Ответственность и вина. Я знаю очень многое о Поле, я хорошо понимаю его характер, я видел всю его депрессию, он рассказывал мне очень многое про ситуацию, которая довела его. Я не знаю, вправе ли я внушать себе, что сделал для него все, что мог. Я мог бы сделать больше - особенно зная, что бывают моменты, когда он не отвечает за свои действия. Но сейчас я уже не смогу ничего сделать, поэтому я не буду убиваться об «бы, бы, бы». Мы не знаем границ чужой боли и не имеем права судить о том, почему он решил поступить именно так.
Злость на внешние обстоятельства и других людей. Почему последний звонок он сделал человеку, который не знал его так хорошо и не мог понять, что делать? Почему этот человек не догадался, что нужно делать, чтобы предупредить самоубийство? Почему, в конце концов, люди влюбляются в уебов у него были именно такие отношения, которые загнали его в тупик?
Злость и обида на него самого. Это предательство. Как ты мог так поступить с теми, кому ты дорог, включая меня. Мы столько раз спасали друг друга, ты говорил, что любишь меня. На предпоследней нашей пьянке ты говорил, что наша дружба стократ важнее всего того ужаса, который с тобой происходил. Почему она все-таки оказалась менее важной?
Страх и ощущение разрушенного мира. Он был огромной частью моего мира, и я не представляю, как строить этот мир без него. Но моя жизнь - моя, и будет продолжаться. Без него мне будет намного хуже, чем с ним. Но я рано или поздно смогу простить его и себя.
Люди, пожалуйста, берегите себя. Цените себя. Невозможно же так. Я пока не могу до конца осознать, принять это, мой мозг все понимает, но значительная часть меня отказывается верить. Но я смогу, потому что я хочу жить.
Пока, дорогой. Мне очень, очень жаль, что ты решил так. Я очень люблю тебя. Ты был охрененным и бесценным другом. Это был очень важный урок для меня, и спасибо тебе за все - и хорошее, и плохое. До встречи.
И мои любимые фотки, без рамочек и всего такого, потому что на этом уровне я пока не верю.

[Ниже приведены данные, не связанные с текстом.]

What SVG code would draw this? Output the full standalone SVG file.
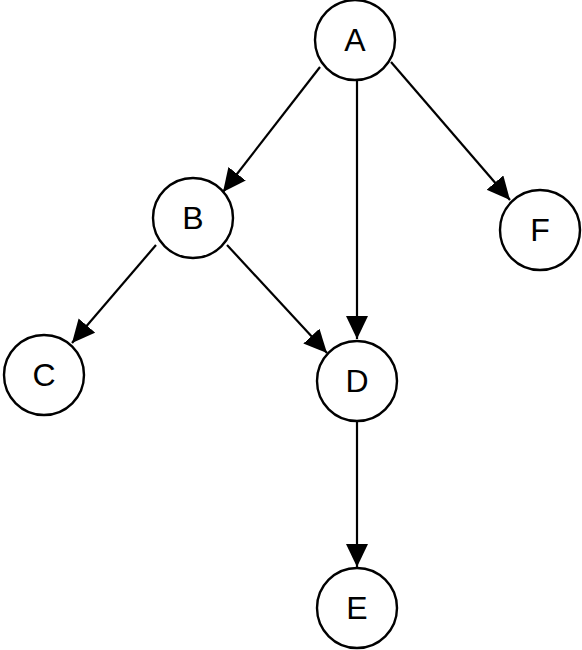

UPD. Полторы недели эта запись была под замком для друзей. Сейчас я снял замок. После смерти Поля во мне очень сильно укрепилось понимание, о котором я уже писал - что о таких табуированных вещах, как отчаяние, смерть и самоубийство, нужно говорить вслух. Хотя бы для того, чтобы самому не свалиться в молчаливую депрессию из-за случившегося. А по-хорошему - чтобы было видно, что так бывает в реальной жизни и что такое может случится с каждым. Я прилагаю для этого некоторые эмоциональные усилия, но говорю, и в целом от этого лучше. Со мной можно об этом говорить. И спасибо, огромное спасибо моим друзьям, знакомым и совсем даже незнакомым людям, кто выразил - разными способами, действием или словами, молча или эмоционально - поддержку. Кто передал нам денег для Пашиной мамы, кто предложил помощь, кто позвонил мне. Кто помолился или даже просто заплакал. Это очень многое.